Carbon markets include several credit types. Some credits are based on avoided emissions. Some are based on reduced emissions. Carbon removal credits are different because the climate claim is tied to removing carbon dioxide that is already in the atmosphere.

That distinction matters to corporate buyers with residual emissions, net-zero commitments, and long-term climate strategies. The revised Oxford Principles for Net Zero Aligned Carbon Offsetting encourage a shift toward removals and long-duration storage over time, while still treating emissions reduction as the primary priority.

Investors should still be strict. A removal claim is only as good as the project data, storage durability, monitoring process, methodology, and contractual delivery terms.

1. Durable Storage Can Justify Higher Pricing

Durability is one of the clearest drivers of premium pricing. A credit linked to carbon stored for decades, centuries, or millennia is commercially different from a credit with high reversal risk or short-lived storage.

Durable storage pathways can include biochar, mineralisation, geological storage, enhanced rock weathering, direct air capture with storage, bioenergy with carbon capture and storage, and certain long-lived carbon storage products. The buyer’s central question is simple: how long will the carbon stay out of the atmosphere, and how is that proven?

Investor diligence focus

  • Storage pathway and expected duration.
  • Reversal risk and liability allocation.
  • Buffer pool, insurance, or replacement credit mechanics.
  • Independent evidence supporting durability assumptions.
  • Long-term monitoring obligations and funding source.

2. Carbon Removal Supports Net-Zero Claims Better Than Avoidance Alone

Corporate buyers with credible climate strategies need to reduce emissions first. After reductions, some buyers still face residual emissions from aviation, shipping, cement, steel, agriculture, data centres, industrial heat, and complex supply chains. Carbon removal credits can help address those residual emissions where direct abatement is difficult or uneconomic in the near term.

This is why buyers often distinguish between avoidance, reduction, and removal credits. Avoided emissions can finance useful climate activity, but removals are more directly linked to the long-term balancing logic of net-zero claims.

Investor diligence focus

  • Buyer use case and claims language.
  • Whether credits are used alongside direct emissions reductions.
  • Alignment with corporate procurement, legal, and sustainability rules.
  • Credit retirement mechanics and public claims controls.
  • Relevant guidance from VCMI, Oxford, ICVCM, and buyer-specific standards.

3. High-Quality MRV Increases Buyer Confidence

MRV means monitoring, reporting, and verification. For carbon removal credits, MRV must prove that carbon dioxide was removed, stored, quantified, attributed to the project, and not double-counted.
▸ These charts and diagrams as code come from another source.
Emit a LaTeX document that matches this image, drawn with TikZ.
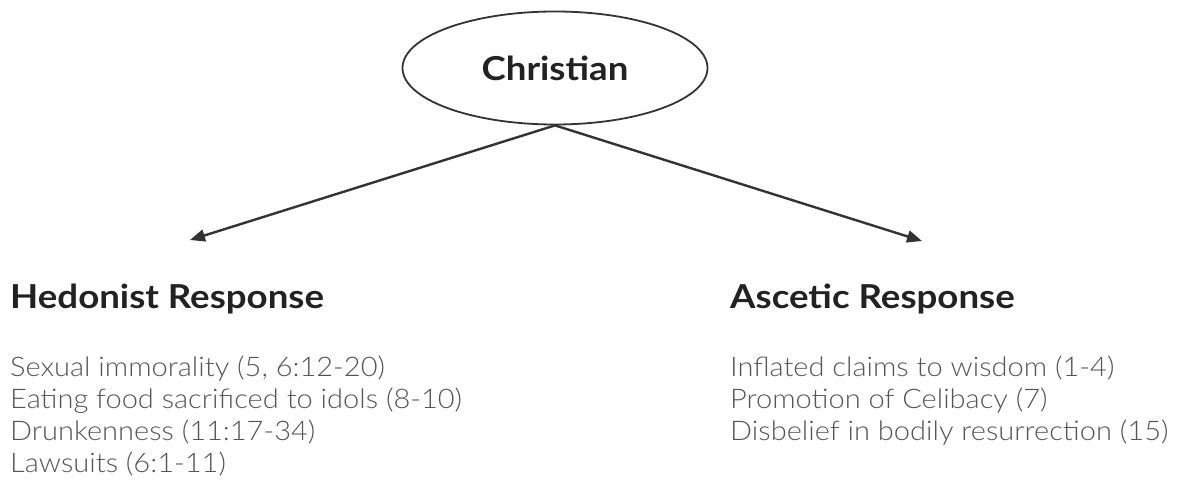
\documentclass[tikz,border=0pt]{standalone}
\usepackage{fontspec}
\setmainfont{Lato}[FakeStretch=1.11]
\newfontfamily\lightfont{Lato Light}[FakeStretch=1.075]
\usetikzlibrary{shapes.geometric,arrows.meta,positioning}

\definecolor{linegray}{HTML}{333333}
\definecolor{headgray}{HTML}{222222}
\definecolor{textgray}{HTML}{555555}

\tikzset{
  heading/.style={anchor=base west,inner sep=0pt,font=\fontsize{33}{38}\selectfont\bfseries,text=headgray},
  itemlist/.style={anchor=north west,inner sep=0pt,align=left,font=\fontsize{27}{32}\selectfont\lightfont,text=textgray},
  branch/.style={linegray,line width=2.4pt,-{Triangle[length=15pt,width=12pt]}}
}

\begin{document}
\begin{tikzpicture}[x=1pt,y=-1pt]
    \useasboundingbox (0,0) rectangle (1177,481);

    % Ellipse oben
    \node[draw=linegray,line width=1.8pt,ellipse,minimum width=305pt,minimum height=113pt,
          font=\fontsize{33}{38}\selectfont\bfseries,text=headgray] (christian) at (555,68) {Christian\hspace{12pt}};

    % Pfeilspitzen
    \coordinate (tipL) at (190,240);
    \coordinate (tipR) at (922,241);
    \draw[branch] (christian.south) -- (tipL);
    \draw[branch] (christian.south) -- (tipR);

    % Ueberschriften
    \node[heading] (hedonist) at (10,308) {Hedonist Response};
    \node[heading] (ascetic) at (730,308) {Ascetic Response};

    % Listen
    \node[itemlist] (hedlist) at (10,356) {Sexual immorality (5, 6:12-20)\\
      Eating food sacrificed to idols (8-10)\\
      Drunkenness (11:17-34)\\
      Lawsuits (6:1-11)};
    \node[itemlist] (asclist) at (730,356) {Inflated claims to wisdom (1-4)\\
      Promotion of Celibacy (7)\\
      Disbelief in bodily resurrection (15)};
\end{tikzpicture}
\end{document}
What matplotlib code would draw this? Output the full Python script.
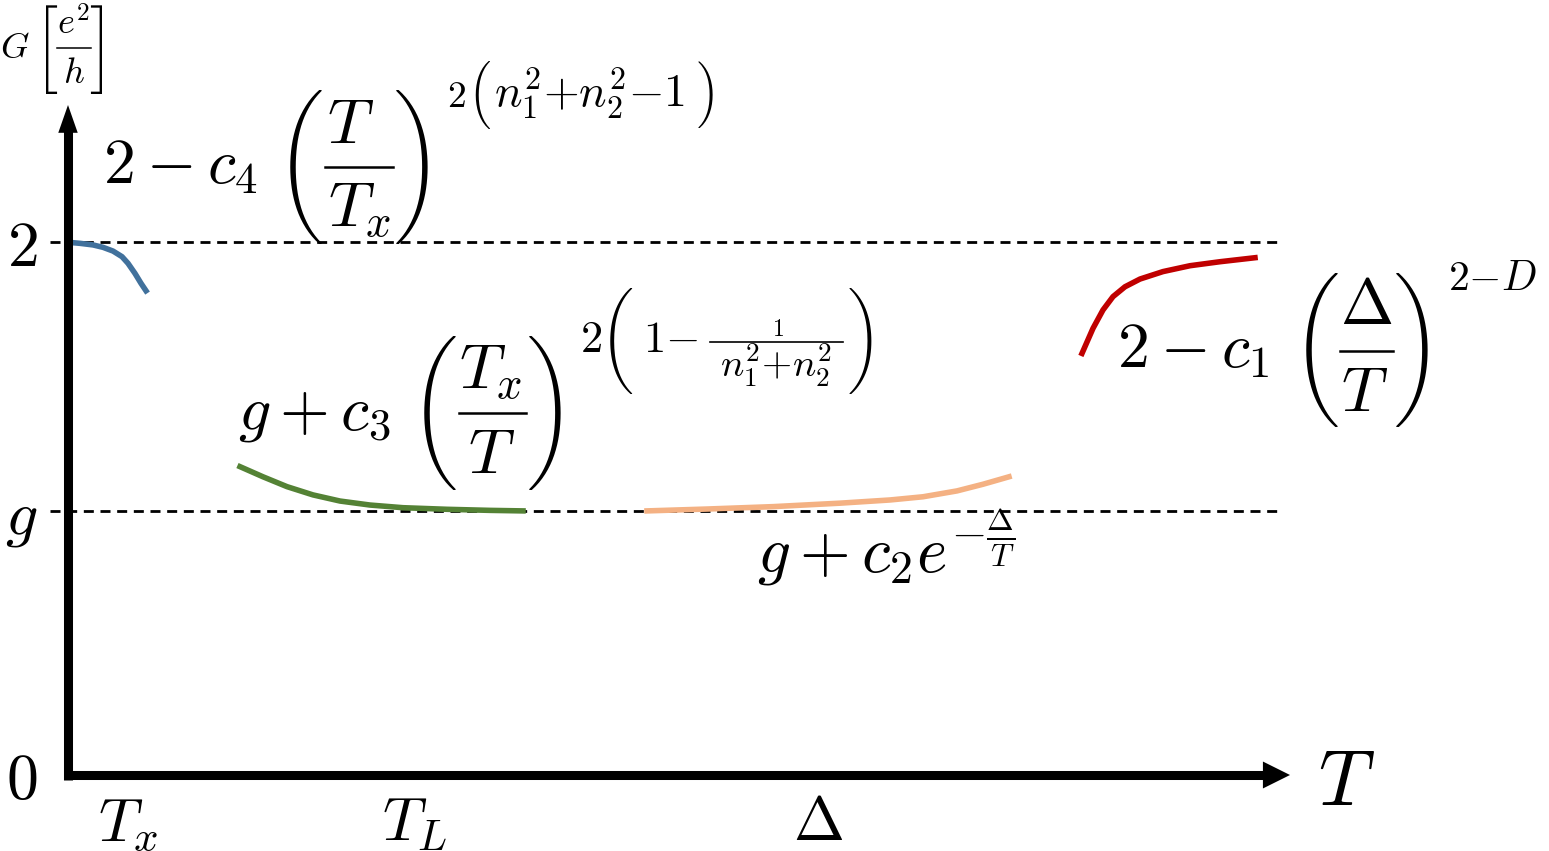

The stronger the MRV, the stronger the buyer confidence. This is especially important for biochar, enhanced weathering, direct air capture, mineralisation, soil carbon, ocean alkalinity, and biomass carbon removal, where measurement methods and uncertainty ranges differ sharply.

Isometric’s MRV guidance for carbon removal is a useful reference for understanding why verification discipline matters across removal pathways.

Investor diligence focus

  • Monitoring plan and evidence chain.
  • Measurement uncertainty and deduction treatment.
  • Third-party verification process.
  • Data custody, audit trail, and sampling protocol.
  • Registry issuance pathway and serial number treatment.

4. Supply Of Durable Removals Is Still Limited

High-quality durable removals are difficult to originate and scale. Many projects require technology development, engineering, feedstock procurement, energy access, storage infrastructure, laboratory testing, permitting, offtake agreements, and long-term monitoring.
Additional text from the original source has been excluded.